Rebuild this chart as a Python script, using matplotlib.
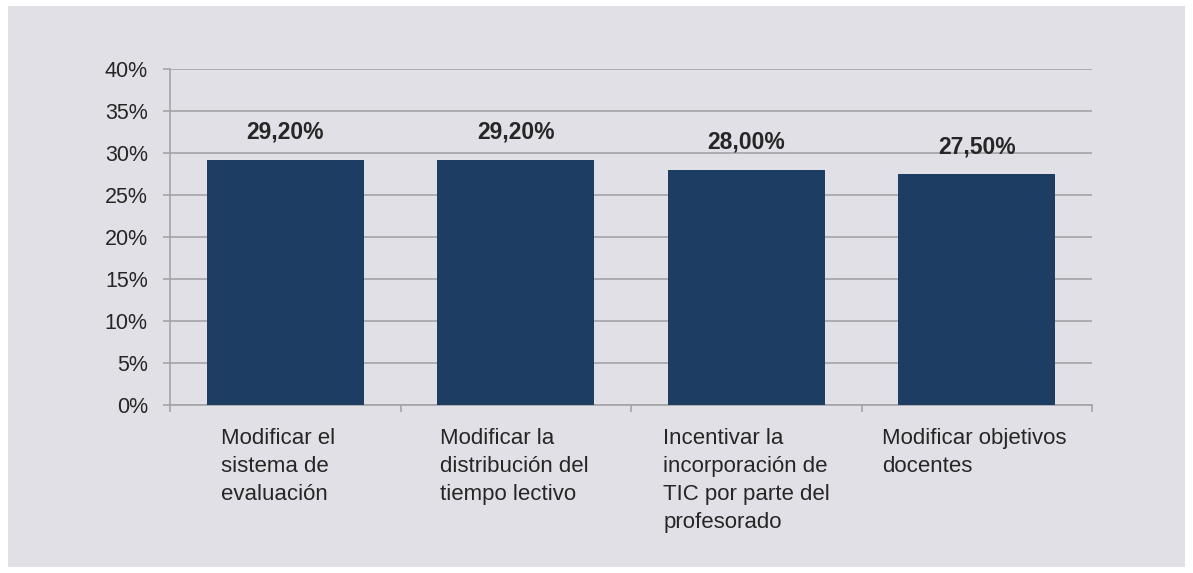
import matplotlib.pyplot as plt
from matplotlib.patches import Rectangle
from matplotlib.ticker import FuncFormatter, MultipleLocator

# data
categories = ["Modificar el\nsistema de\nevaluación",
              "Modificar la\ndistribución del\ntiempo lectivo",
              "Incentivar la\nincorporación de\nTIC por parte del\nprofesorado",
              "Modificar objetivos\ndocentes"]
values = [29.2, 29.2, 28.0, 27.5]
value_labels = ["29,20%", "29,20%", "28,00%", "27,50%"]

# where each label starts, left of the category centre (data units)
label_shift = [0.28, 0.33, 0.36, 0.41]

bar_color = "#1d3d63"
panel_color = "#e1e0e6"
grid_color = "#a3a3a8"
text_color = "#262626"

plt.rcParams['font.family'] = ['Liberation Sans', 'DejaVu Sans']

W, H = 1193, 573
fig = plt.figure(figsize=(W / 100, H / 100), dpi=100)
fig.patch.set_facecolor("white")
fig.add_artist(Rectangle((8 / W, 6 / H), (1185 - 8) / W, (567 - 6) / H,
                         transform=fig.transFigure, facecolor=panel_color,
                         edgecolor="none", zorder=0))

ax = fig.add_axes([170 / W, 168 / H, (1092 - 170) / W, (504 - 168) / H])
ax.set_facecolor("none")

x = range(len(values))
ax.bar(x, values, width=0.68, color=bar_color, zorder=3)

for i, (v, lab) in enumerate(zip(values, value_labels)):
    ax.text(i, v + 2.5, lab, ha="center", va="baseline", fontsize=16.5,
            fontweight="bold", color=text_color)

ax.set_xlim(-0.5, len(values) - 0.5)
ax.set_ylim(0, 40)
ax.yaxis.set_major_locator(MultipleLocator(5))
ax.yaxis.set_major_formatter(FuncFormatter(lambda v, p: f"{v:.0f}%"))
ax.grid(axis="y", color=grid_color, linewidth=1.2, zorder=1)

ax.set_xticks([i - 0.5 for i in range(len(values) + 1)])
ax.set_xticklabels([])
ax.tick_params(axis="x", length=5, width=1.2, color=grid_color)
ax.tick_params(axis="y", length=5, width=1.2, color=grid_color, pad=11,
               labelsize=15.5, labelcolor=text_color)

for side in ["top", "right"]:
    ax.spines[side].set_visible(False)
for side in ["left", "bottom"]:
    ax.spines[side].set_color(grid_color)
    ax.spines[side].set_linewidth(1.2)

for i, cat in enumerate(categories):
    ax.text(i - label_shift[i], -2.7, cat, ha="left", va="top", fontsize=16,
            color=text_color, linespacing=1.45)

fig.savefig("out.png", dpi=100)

= = = =

* **STATED TASK**
Reproduce the material above exactly, first line through the line that contains "from matplotlib.ticker import", minus the pictures.

* **TASK RESPONSE**
Rebuild this chart as a Python script, using matplotlib.
import matplotlib.pyplot as plt
from matplotlib.patches import Rectangle
from matplotlib.ticker import FuncFormatter, MultipleLocator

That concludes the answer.